We started out fast from K2 ranch, Dallas led out the lead group to the Fairmont ski hill, Craig and I rode his wheel. Nice climb up the ski hill, then a bunch of traversing across the mountains until we got to checkpoint 1 at about 40k in. From there the day really started.

We climbed up a gravel logging path, and it got steeper with each turn. Dallas and I resorted to pushing, Craig rode it until the hike a bike started.

The hike a bike was up a steep avalanche chute. We were supposed to climb a ways, then catch a trail to the right to make it into the saddle between two mountains. It was so steet and hard to hike, everyone just looked at the footprints in front of them and tried to keep going.
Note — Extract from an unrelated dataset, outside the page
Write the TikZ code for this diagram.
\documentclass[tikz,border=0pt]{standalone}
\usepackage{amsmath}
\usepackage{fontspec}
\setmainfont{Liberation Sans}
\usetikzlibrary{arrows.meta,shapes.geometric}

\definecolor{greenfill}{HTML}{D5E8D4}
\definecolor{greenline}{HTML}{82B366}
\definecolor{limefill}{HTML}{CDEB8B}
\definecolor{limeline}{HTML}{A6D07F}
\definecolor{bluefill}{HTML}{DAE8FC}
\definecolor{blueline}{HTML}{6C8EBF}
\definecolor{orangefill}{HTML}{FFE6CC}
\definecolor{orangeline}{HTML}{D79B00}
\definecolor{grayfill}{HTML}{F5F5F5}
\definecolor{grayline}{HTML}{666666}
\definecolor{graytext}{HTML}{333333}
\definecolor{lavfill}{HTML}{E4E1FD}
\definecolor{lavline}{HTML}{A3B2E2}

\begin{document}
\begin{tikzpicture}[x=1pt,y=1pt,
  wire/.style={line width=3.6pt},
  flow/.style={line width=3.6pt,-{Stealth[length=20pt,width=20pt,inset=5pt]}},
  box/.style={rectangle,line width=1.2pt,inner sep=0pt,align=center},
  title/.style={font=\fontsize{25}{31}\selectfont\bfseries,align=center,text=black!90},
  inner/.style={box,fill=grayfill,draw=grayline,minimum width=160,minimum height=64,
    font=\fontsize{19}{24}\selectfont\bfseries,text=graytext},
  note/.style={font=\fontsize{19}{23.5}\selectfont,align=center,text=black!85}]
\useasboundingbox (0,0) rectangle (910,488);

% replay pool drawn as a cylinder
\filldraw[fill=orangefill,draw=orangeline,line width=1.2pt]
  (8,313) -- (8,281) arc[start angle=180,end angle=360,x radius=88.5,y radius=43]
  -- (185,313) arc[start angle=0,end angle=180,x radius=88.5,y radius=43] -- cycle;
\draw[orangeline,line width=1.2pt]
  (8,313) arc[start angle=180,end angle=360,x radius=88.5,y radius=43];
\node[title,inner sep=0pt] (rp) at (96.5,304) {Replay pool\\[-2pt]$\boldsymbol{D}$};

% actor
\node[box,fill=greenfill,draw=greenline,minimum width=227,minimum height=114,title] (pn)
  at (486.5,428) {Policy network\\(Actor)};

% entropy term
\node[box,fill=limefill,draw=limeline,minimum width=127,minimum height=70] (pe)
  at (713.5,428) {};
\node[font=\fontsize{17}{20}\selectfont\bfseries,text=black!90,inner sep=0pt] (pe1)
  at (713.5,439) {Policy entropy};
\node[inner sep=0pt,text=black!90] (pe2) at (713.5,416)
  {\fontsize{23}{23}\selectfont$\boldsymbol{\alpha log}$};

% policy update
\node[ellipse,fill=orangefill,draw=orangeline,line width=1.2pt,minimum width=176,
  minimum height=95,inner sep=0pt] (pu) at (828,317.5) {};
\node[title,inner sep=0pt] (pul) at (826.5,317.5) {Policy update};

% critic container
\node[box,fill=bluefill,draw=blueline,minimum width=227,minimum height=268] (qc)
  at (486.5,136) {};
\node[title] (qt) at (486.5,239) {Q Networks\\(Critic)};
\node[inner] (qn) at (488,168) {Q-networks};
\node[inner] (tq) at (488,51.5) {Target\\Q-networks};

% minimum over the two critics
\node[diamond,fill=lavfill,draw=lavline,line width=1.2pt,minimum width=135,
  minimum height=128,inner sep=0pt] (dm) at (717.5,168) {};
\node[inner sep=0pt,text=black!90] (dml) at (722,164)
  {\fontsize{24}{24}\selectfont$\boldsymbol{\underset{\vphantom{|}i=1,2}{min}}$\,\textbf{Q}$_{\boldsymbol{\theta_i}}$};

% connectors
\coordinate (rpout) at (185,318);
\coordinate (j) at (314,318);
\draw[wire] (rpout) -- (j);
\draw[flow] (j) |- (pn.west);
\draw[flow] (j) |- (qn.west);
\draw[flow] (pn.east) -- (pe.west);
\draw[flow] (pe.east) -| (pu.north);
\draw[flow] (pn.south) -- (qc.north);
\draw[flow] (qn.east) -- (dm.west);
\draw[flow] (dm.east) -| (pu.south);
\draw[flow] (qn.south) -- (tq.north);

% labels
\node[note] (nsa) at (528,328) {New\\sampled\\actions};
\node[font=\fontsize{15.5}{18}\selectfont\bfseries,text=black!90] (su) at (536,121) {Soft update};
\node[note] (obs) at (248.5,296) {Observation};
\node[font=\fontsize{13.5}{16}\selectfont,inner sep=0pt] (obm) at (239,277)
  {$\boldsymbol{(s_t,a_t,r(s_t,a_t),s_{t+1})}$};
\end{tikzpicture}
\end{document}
At one point we saw the leaders up by a cliff band at the top of the mountain, after who knows how long of burying ourselves trying to climb this thing, and it dawned on us collectively that this was wrong. Dallas had bolted right earlier without really being seen. 20 of us grouped together, probably about spots 8-25, and bushwacked right and down the mountain, after starting a chain of questioning down the mountain to see if anyone could see ribbons to the right (no answer came back). We were worried (through earlier example) of showering rocks down on the people below if we descended that way. I was cramping bad at the top from the climb.
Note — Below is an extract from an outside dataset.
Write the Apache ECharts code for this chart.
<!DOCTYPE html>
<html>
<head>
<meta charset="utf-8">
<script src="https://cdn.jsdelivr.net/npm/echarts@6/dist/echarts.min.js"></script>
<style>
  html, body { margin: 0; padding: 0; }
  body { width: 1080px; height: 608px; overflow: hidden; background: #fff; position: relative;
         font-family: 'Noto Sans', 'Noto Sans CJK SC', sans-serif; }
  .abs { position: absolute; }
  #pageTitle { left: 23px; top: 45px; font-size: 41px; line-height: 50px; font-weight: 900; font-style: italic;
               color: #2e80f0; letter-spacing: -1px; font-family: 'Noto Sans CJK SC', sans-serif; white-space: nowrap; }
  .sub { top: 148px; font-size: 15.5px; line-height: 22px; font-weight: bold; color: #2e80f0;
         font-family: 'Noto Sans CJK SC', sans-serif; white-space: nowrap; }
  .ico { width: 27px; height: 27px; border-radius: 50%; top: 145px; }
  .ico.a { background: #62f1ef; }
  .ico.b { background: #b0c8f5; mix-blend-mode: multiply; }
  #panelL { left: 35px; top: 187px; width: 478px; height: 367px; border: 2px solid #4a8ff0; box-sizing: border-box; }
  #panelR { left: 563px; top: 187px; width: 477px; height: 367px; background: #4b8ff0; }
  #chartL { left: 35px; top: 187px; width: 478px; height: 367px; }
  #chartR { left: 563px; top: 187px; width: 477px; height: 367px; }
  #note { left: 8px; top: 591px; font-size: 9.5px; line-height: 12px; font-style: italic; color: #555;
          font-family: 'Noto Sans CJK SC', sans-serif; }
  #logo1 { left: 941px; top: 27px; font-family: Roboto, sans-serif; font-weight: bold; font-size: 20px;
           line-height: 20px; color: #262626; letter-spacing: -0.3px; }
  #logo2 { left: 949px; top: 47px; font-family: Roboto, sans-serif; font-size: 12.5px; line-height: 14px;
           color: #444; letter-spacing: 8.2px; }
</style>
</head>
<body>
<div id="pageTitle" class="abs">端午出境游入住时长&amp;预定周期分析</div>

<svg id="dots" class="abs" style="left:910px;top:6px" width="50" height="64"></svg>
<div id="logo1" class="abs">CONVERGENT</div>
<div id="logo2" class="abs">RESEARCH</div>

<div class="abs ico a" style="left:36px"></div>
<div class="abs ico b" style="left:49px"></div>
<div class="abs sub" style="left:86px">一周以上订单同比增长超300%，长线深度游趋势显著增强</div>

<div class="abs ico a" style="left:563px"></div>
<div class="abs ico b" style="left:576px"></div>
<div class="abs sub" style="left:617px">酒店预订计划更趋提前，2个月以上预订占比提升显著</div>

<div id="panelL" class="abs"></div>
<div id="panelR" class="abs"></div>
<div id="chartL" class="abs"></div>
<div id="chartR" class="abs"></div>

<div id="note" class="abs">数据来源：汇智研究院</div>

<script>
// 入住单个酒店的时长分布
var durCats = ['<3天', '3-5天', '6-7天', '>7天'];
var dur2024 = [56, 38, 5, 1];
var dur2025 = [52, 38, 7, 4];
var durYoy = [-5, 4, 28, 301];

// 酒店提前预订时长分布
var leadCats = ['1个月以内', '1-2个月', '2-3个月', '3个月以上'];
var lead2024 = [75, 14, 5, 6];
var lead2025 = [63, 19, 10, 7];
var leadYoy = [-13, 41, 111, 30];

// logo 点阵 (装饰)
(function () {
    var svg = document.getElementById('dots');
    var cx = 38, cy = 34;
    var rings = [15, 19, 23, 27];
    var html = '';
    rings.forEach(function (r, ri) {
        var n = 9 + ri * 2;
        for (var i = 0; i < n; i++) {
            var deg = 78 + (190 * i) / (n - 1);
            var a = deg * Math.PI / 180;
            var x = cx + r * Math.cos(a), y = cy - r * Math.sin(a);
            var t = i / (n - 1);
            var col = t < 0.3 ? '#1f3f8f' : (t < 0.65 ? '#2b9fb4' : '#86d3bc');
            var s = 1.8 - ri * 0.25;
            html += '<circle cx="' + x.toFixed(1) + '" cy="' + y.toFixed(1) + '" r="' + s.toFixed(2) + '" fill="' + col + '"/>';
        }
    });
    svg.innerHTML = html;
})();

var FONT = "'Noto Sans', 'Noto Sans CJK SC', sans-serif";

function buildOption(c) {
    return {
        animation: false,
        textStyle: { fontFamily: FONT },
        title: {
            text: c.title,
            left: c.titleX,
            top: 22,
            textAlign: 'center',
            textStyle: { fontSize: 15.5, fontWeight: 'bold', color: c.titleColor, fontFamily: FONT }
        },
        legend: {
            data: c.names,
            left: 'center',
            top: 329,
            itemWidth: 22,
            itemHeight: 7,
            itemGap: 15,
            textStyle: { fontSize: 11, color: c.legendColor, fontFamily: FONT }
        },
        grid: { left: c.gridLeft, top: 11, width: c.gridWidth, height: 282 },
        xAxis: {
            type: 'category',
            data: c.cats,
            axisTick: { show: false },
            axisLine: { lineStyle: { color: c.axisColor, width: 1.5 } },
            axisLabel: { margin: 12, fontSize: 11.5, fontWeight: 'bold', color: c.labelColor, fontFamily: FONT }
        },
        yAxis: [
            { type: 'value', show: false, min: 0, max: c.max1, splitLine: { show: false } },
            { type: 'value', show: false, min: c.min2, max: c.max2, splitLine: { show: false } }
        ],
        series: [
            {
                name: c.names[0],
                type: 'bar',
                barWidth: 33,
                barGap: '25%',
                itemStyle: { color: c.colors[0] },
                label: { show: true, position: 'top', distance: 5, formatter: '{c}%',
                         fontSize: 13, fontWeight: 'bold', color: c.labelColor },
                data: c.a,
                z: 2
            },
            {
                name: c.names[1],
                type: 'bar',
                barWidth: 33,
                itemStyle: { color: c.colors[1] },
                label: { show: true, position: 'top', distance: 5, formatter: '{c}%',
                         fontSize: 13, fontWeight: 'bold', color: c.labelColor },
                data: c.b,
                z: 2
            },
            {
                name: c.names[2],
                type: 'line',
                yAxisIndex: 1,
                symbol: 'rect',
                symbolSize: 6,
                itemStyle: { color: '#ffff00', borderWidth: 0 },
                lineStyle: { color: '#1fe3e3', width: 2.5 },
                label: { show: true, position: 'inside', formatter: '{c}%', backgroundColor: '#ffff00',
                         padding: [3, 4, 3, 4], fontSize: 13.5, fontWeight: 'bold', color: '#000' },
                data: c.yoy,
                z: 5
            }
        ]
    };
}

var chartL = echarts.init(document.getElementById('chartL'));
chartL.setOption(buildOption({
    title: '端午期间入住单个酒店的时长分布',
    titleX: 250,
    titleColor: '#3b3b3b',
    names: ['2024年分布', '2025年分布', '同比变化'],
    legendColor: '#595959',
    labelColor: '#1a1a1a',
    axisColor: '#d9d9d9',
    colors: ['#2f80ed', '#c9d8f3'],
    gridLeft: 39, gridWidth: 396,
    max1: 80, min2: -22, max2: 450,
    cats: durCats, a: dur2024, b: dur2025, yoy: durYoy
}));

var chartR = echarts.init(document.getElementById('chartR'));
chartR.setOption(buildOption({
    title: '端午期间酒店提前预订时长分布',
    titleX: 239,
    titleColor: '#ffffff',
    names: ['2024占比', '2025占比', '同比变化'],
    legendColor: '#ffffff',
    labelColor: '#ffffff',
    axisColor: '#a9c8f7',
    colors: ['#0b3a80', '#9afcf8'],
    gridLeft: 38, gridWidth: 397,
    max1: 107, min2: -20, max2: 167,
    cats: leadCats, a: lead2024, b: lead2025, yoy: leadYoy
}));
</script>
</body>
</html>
Eventually we made it to the trail, which was fresh cut and hard to navigate with cramping legs. I finished all my fluids and we rolled down to checkpoint 2, where among other things I got a large blister on my right arch taped up.
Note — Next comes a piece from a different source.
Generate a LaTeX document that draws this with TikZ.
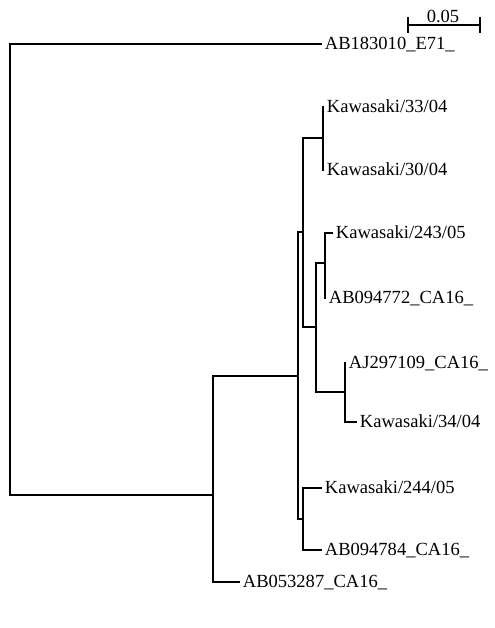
\documentclass[tikz,border=0pt]{standalone}
\usepackage{fontspec}
\setmainfont{Liberation Serif}
\usetikzlibrary{calc}
\tikzset{
  leaf/.style={anchor=west, inner xsep=2pt, inner ysep=0pt, text height=8.5pt, text depth=0pt, font=\fontsize{13.9}{16}\selectfont},
  branch/.style={line width=1.1pt},
}
\begin{document}
\begin{tikzpicture}[x=0.75pt,y=-0.75pt]
\useasboundingbox (0,0) rectangle (494,628);
% leaves
\node[leaf] (ab183010) at (322,44) {AB183010\_E71\_};
\node[leaf] (kw3304) at (324,107) {Kawasaki/33/04};
\node[leaf] (kw3004) at (324,170) {Kawasaki/30/04};
\node[leaf] (kw24305) at (333,233) {Kawasaki/243/05};
\node[leaf] (ab094772) at (326,298) {AB094772\_CA16\_};
\node[leaf] (aj297109) at (346,363) {AJ297109\_CA16\_};
\node[leaf] (kw3404) at (357,422) {Kawasaki/34/04};
\node[leaf] (kw24405) at (322,488) {Kawasaki/244/05};
\node[leaf] (ab094784) at (322,550) {AB094784\_CA16\_};
\node[leaf] (ab053287) at (240,582) {AB053287\_CA16\_};
% inner nodes
\coordinate (root) at (10,270);
\coordinate (h) at (213,495);
\coordinate (g) at (298,376);
\coordinate (e) at (303,232);
\coordinate (a) at (323,138);
\coordinate (d) at (316,327);
\coordinate (b) at (325,263);
\coordinate (c) at (345,392);
\coordinate (f) at (303,519);
% branches
\draw[branch] (root) |- (ab183010.west);
\draw[branch] (root) |- (h);
\draw[branch] (h) |- (g);
\draw[branch] (h) |- (ab053287.west);
\draw[branch] (g) |- (e);
\draw[branch] (g) |- (f);
\draw[branch] (e) |- (a);
\draw[branch] (e) |- (d);
\draw[branch] (a) |- (kw3304.west);
\draw[branch] (a) |- (kw3004.west);
\draw[branch] (d) |- (b);
\draw[branch] (d) |- (c);
\draw[branch] (b) |- (kw24305.west);
\draw[branch] (b) |- (ab094772.west);
\draw[branch] (c) |- (aj297109.west);
\draw[branch] (c) |- (kw3404.west);
\draw[branch] (f) |- (kw24405.west);
\draw[branch] (f) |- (ab094784.west);
% scale bar
\coordinate (sbl) at (408,25);
\coordinate (sbr) at (480,25);
\draw[branch] (sbl) -- (sbr);
\draw[branch] ([yshift=6pt]sbl) -- ([yshift=-6pt]sbl);
\draw[branch] ([yshift=6pt]sbr) -- ([yshift=-6pt]sbr);
\node[leaf, anchor=south] (sblabel) at ($(sbl)!0.5!(sbr)+(-1,-2)$) {0.05};
\end{tikzpicture}
\end{document}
From there it was the Bear Creek climb, which we spun out at a moderate pace without seeing anyone. The Bear Creek descent was awesome, we rode it solo other than passing one team of Norwegians in the last 10 minutes of it. Such amazingly challenging trail in there, it was super fun.

Blasted down the gravel road, with one final steep climb to Nipika. We finished 7th on the day, and were surprised Dallas wasn't in yet. He spent some quality alone time in the woods, and came in only a few minutes later.

Turns out our 6.5 hour effort should have been moderated. Everyone had opinions on the subject, but the end result was that the day's winners would receive prizes, but day 1's GC would hold. It does make sense, although it doesn't put much credit to anyone's ability to problem solve on the mountain side - front groups race each other so hard, when they screw up, it takes a long time to self diagnose. The Italians fixed their issue and finished 4th (descended with our group), but all those leading Rocky Mountain teams made different calls appparently.

Tomorrow is a TT with very, very sore muscles for a lot of people.